Bobby Newmark, aka ‘Count Zero’, is a young wannabe cyberspace cowboy who lives in his mother’s apartment in a seedy neighborhood in New Jersey. As the novel opens, Count Zero is trying a new hacking program that recently has gotten loose on the streets of the Sprawl. To Newmark’s dismay, it turns out that this is no ordinary hacking program, and when counterintrusion software, or ‘black ice’, mounts a response, Count Zero finds himself jacked into his Ono-Sendai deck, paralyzed, drooling, peeing his pants, and seconds away from dying…….

In Paris, Marly Krushkova, the former owner of a small art gallery, is contacted by the cyberspace avatar of the world’s richest man, Josef Virek. Virek hires Marly to find one Joseph Cornell, the reclusive genius who has crafted an unusual series of diorama-style artworks, artworks that command astronomical prices.
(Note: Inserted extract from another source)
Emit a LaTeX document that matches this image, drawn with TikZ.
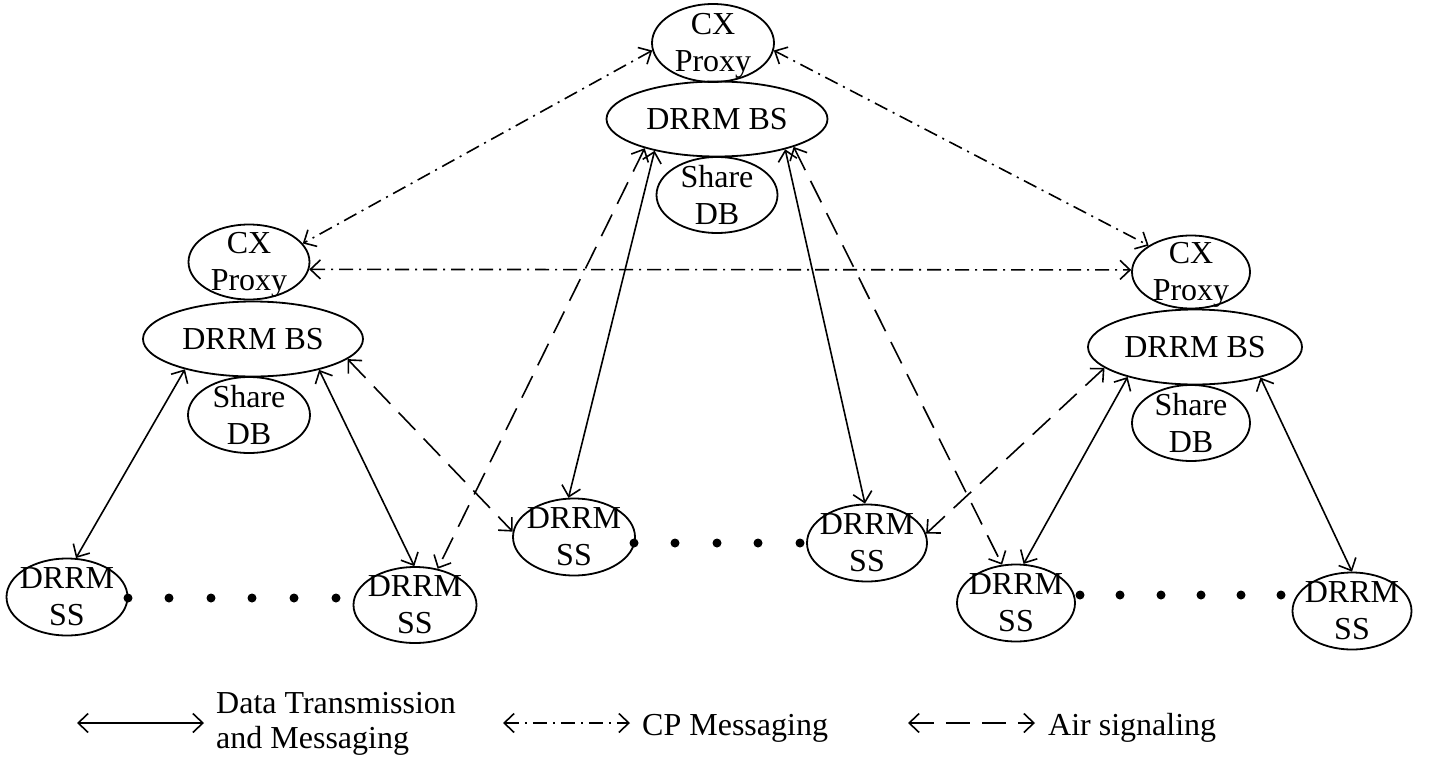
\documentclass[tikz,border=0pt]{standalone}
\usepackage{fontspec}
\setmainfont{Liberation Serif}
\usetikzlibrary{shapes.geometric,arrows.meta}
\begin{document}
\begin{tikzpicture}[x=1pt,y=-1pt,
  ell/.style={ellipse,draw,line width=1.8pt,inner sep=0pt},
  txt/.style={align=center,inner sep=0pt,font=\fontsize{32}{37}\selectfont},
  legtxt/.style={align=left,inner sep=0pt,anchor=west,font=\fontsize{32}{35}\selectfont},
  link/.style={line width=1.6pt,{Straight Barb[length=10pt,width=19pt]}-{Straight Barb[length=10pt,width=19pt]}},
  data/.style={link},
  cp/.style={link,dash pattern=on 14pt off 6pt on 2pt off 6pt},
  air/.style={link,dash pattern=on 24pt off 12pt},
  bigdot/.style={circle,fill,inner sep=0pt,minimum size=9pt}
]
\useasboundingbox (0,0) rectangle (1440,763);

% ---- central cell ----
\node[ell,minimum width=122pt,minimum height=78pt,label={[txt,yshift=-3pt]center:{CX\\Proxy}}] (cxT) at (713,43) {};
\node[ell,minimum width=221pt,minimum height=75pt,label={[txt]center:{DRRM BS}}] (bsT) at (717,119) {};
\node[ell,minimum width=121pt,minimum height=76pt,label={[txt]center:{Share\\DB}}] (dbT) at (717,195) {};
\node[ell,minimum width=122pt,minimum height=77pt,label={[txt]center:{DRRM\\SS}}] (ssM1) at (574,537) {};
\node[ell,minimum width=120pt,minimum height=77pt,label={[txt]center:{DRRM\\SS}}] (ssM2) at (867,543) {};

% ---- left cell ----
\node[ell,minimum width=121pt,minimum height=75pt,label={[txt,yshift=-3pt]center:{CX\\Proxy}}] (cxL) at (249,262) {};
\node[ell,minimum width=220pt,minimum height=75pt,label={[txt]center:{DRRM BS}}] (bsL) at (253,339) {};
\node[ell,minimum width=122pt,minimum height=76pt,label={[txt]center:{Share\\DB}}] (dbL) at (249,415) {};
\node[ell,minimum width=121pt,minimum height=77pt,label={[txt]center:{DRRM\\SS}}] (ssL1) at (67,597) {};
\node[ell,minimum width=123pt,minimum height=76pt,label={[txt]center:{DRRM\\SS}}] (ssL2) at (415,605) {};

% ---- right cell ----
\node[ell,minimum width=118pt,minimum height=73pt,label={[txt,yshift=-3pt]center:{CX\\Proxy}}] (cxR) at (1191,272) {};
\node[ell,minimum width=214pt,minimum height=75pt,label={[txt]center:{DRRM BS}}] (bsR) at (1195,347) {};
\node[ell,minimum width=118pt,minimum height=76pt,label={[txt]center:{Share\\DB}}] (dbR) at (1191,423) {};
\node[ell,minimum width=118pt,minimum height=77pt,label={[txt]center:{DRRM\\SS}}] (ssR1) at (1016,603) {};
\node[ell,minimum width=119pt,minimum height=77pt,label={[txt]center:{DRRM\\SS}}] (ssR2) at (1352,611) {};

% ---- rows of dots between subscriber stations ----
\foreach \x in {128,169,211,252,294,336} \node[bigdot] at (\x,598) {};
\foreach \x in {634,675,717,758,800} \node[bigdot] at (\x,543) {};
\foreach \x in {1080,1120,1161,1201,1241,1281} \node[bigdot] at (\x,595) {};

% ---- CP messaging between proxies ----
\draw[cp] (cxT.187.6) -- (cxL.19.4);
\draw[cp] (cxT.-7.6) -- (cxR.148.6);
\draw[cp] (cxL.-7.7) -- (cxR.178);

% ---- data transmission and messaging ----
\draw[data] (bsT.207.6) -- (ssM1.98.5);
\draw[data] (bsT.-24.5) -- (ssM2.93);
\draw[data] (bsL.204.5) -- (ssL1.77);
\draw[data] (bsL.-25.5) -- (ssL2.91.5);
\draw[data] (bsR.204.8) -- (ssR1.79);
\draw[data] (bsR.-25.8) -- (ssR2.90);

% ---- air signaling ----
\draw[air] (bsT.202) -- (ssL2.58.8);
\draw[air] (bsT.-20.4) -- (ssR1.110);
\draw[air] (bsL.-12.9) -- (ssM1.175);
\draw[air] (bsR.193.1) -- (ssM2.9.3);

% ---- legend ----
\coordinate (k1a) at (77,723);  \coordinate (k1b) at (204,723);
\coordinate (k2a) at (503,723); \coordinate (k2b) at (630,723);
\coordinate (k3a) at (908,723); \coordinate (k3b) at (1035,723);
\draw[data] (k1a) -- (k1b);
\draw[cp] (k2a) -- (k2b);
\draw[air] (k3a) -- (k3b);
\node[legtxt] (k1t) at (216,724) {Data Transmission\\and Messaging};
\node[legtxt] (k2t) at (642,728) {CP Messaging};
\node[legtxt] (k3t) at (1048,728) {Air signaling};
\end{tikzpicture}
\end{document}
As Marly sets out to track down Cornell, she discovers that someone else is interested in locating the artist….interested enough to commit murder…..

In ‘Count Zero’ these three plot threads eventually coalesce to illuminate corporate conspiracies, casual violence, and the manipulations of cyberspace by entities unknown.


As with 'Neuromancer', 'Count' is not the easiest read; it offer's Gibson's dense, descriptive prose, crammed with neologisms and idioms. Readers will need to accustom themselves to Gibson's idiosyncratic approach to writing; for example, passages describing a desert landscape or a neighborhood of the Sprawl or the depths of cyberspace may be lengthy and adjective-filled, while important plot developments are related in clipped, casual sentences that are easily overlooked. 

However, as the second novel from Gibson, 'Count' stands out as a worthy sequel to Neuromancer, proving that Gibson was no one-hit wonder and that cyberpunk would have an impact on sf equivalent to, if not greater than, the New Wave movement. It remains an important contribution to the cyberpunk Canon.